No, I mean it does not even shipped from the plant. I mean because we have people in the plant that does not get shipped here unless it is good. We just did not have the qualities that delivered to us to ship out.

Arnold Ursaner - CJS Securities

Okay and the stuff you did not get in time obviously you had orders from customers which you are unable to meet because you did not get the product in time, what do you do? Do you sell them higher price product from your inventory at a discount or do you just lose the sales for other people?

Dana Messina

Well, I mean there is a combination. First we try and substitute demand to some other products that we have available. We try and do sort of discounting as possible. That is, I think, one of the reasons why we saw the margins go up is we could not substitute demand to a product that we have on hand that was profitable, we let the sale go up and we will get that customer again next year.

Arnold Ursaner - CJS Securities

And can you update us from the production out of Elkhart?

Dana Messina

We are doing fine. We have consolidated all the materials, operations we need to consolidate.
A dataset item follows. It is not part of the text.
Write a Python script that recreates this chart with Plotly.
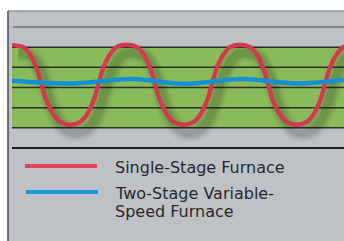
import plotly.graph_objects as go

# ---------------- data ----------------
# time axis (arbitrary units; one on/off cycle = 4 units)
single_t = [0, 0.4, 0.65, 0.9, 1.05, 1.2, 1.45, 1.7, 2.05, 2.4, 2.65, 2.9, 3.05, 3.2, 3.45, 3.7,
            4.07, 4.42, 4.67, 4.92, 5.07, 5.22, 5.47, 5.72, 6.07, 6.42, 6.67, 6.92, 7.07, 7.22, 7.47, 7.72,
            8.07, 8.42, 8.67, 8.92, 9.07, 9.22, 9.47, 9.72, 10.07, 10.42, 10.67, 10.92, 11.07, 11.22, 11.47, 11.72,
            11.8]
single_temp = [5.10, 5.00, 4.62, 3.85, 3.13, 2.40, 1.70, 1.30, 1.15, 1.28, 1.66, 2.40, 3.13, 3.86, 4.60, 5.00,
               5.12, 5.00, 4.62, 3.85, 3.13, 2.40, 1.70, 1.30, 1.15, 1.28, 1.66, 2.40, 3.13, 3.86, 4.60, 5.00,
               5.12, 5.00, 4.62, 3.85, 3.13, 2.40, 1.70, 1.30, 1.15, 1.28, 1.66, 2.40, 3.13, 3.86, 4.60, 5.00,
               5.04]

two_stage_t = [0, 2.1, 4.3, 6.1, 8.1, 10.1, 11.75]
two_stage_temp = [3.33, 3.20, 3.42, 3.18, 3.42, 3.20, 3.38]

comfort_band = [1, 5]          # green comfort zone (lower, upper)
band_lines = [1, 2, 3, 4, 5]   # rules inside comfort zone
upper_rule = 6
lower_rule = 0

series_names = ["Single-Stage Furnace", "Two-Stage Variable-", "Speed Furnace"]

# ---------------- figure ----------------
W, H = 344, 241
PX_PER_T = 28.25
PX_PER_V = 20.17
X0_PX = 12
Y0_PX = 148
x_range = [-X0_PX / PX_PER_T, (W - X0_PX) / PX_PER_T]
y_range = [-(H - Y0_PX) / PX_PER_V, Y0_PX / PX_PER_V]

RED = "#d53751"
BLUE = "#1591d3"
PANEL = "#bec2c6"
GREEN = "#8aba5a"

fig = go.Figure()

# drop shadow of the single-stage curve
for w, a in [(18, 0.05), (13, 0.07), (8, 0.09)]:
    fig.add_trace(go.Scatter(
        x=[t + 0.22 for t in single_t], y=[v - 0.4 for v in single_temp],
        mode="lines", line=dict(color=f"rgba(0,0,0,{a})", width=w, shape="spline"),
        hoverinfo="skip", showlegend=False))

fig.add_trace(go.Scatter(x=single_t, y=single_temp, mode="lines",
                         line=dict(color=RED, width=4.3, shape="spline", smoothing=0.8),
                         showlegend=False, name=series_names[0]))
fig.add_trace(go.Scatter(x=two_stage_t, y=two_stage_temp, mode="lines",
                         line=dict(color=BLUE, width=4.5, shape="spline"),
                         showlegend=False, name="Two-Stage Variable-Speed Furnace"))

shapes = []
# gray panel
shapes.append(dict(type="rect", xref="paper", yref="paper", x0=8 / W, x1=1,
                   y0=0, y1=1 - 11 / H, fillcolor=PANEL, line=dict(width=0), layer="below"))
shapes.append(dict(type="line", xref="paper", yref="paper", x0=8 / W, x1=1,
                   y0=1 - 11 / H, y1=1 - 11 / H, line=dict(color="#909396", width=1.5), layer="below"))
shapes.append(dict(type="line", xref="paper", yref="paper", x0=8 / W, x1=8 / W,
                   y0=0, y1=1 - 11 / H, line=dict(color="#4a4a4c", width=1.5), layer="below"))
# comfort band
shapes.append(dict(type="rect", xref="x", yref="y", x0=0, x1=x_range[1] + 1,
                   y0=comfort_band[0], y1=comfort_band[1], fillcolor=GREEN,
                   line=dict(width=0), layer="below"))
for v in band_lines:
    shapes.append(dict(type="line", xref="x", yref="y", x0=0, x1=x_range[1] + 1,
                       y0=v, y1=v, line=dict(color="#2d3026", width=1.5), layer="below"))
shapes.append(dict(type="line", xref="x", yref="y", x0=0.04, x1=x_range[1] + 1,
                   y0=upper_rule, y1=upper_rule, line=dict(color="#6c6f73", width=1.5), layer="below"))
shapes.append(dict(type="line", xref="x", yref="y", x0=0, x1=x_range[1] + 1,
                   y0=lower_rule, y1=lower_rule, line=dict(color="#1e1e1e", width=2), layer="below"))

# legend swatches
def py(p):
    return 1 - p / H

shapes.append(dict(type="line", xref="paper", yref="paper", x0=25 / W, x1=97 / W,
                   y0=py(166), y1=py(166), line=dict(color="#e4435c", width=4)))
shapes.append(dict(type="line", xref="paper", yref="paper", x0=26 / W, x1=98 / W,
                   y0=py(192), y1=py(192), line=dict(color="#1a97dc", width=4)))

annotations = []
for txt, ypix in [(series_names[0], 167.3), (series_names[1], 193.2), (series_names[2], 211.8)]:
    annotations.append(dict(text=txt, xref="paper", yref="paper", x=113 / W, y=py(ypix),
                            xanchor="left", yanchor="middle", showarrow=False,
                            font=dict(family="DejaVu Sans", size=16, color="#28282a")))

fig.update_layout(
    width=W, height=H, margin=dict(l=0, r=0, t=0, b=0),
    paper_bgcolor="white", plot_bgcolor="rgba(0,0,0,0)",
    xaxis=dict(range=x_range, visible=False, fixedrange=True),
    yaxis=dict(range=y_range, visible=False, fixedrange=True),
    shapes=shapes, annotations=annotations, showlegend=False,
)

fig.write_html(
    "out.html",
    config={"displayModeBar": False},
    post_script="document.body.style.margin='0';document.body.style.overflow='hidden';",
)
We have made a lot of progress in making the more efficient. We are getting the production levels that we anticipated getting. That is all working fine. There is a lot of room for improvement. I think we are pretty bullish on what our margins can be as we continue to get our factory work us down the learning curve especially now that we have reduced the footprint by about a $0.5 million fee. We have got a lot of opportunity to make some good progress on the margin side.

Operator

At this time, there are no additional questions. Please go ahead with any concluding comments.

Dana Messina

Thank you for listening in. I will talk to you guys next quarter.

Dennis Hanson

Thank you.

Operator

Thank you ladies and gentlemen. This concludes our conference call for today. On behalf of Steinway Musical Instruments, we would like to thank you for your participation. Have a good evening.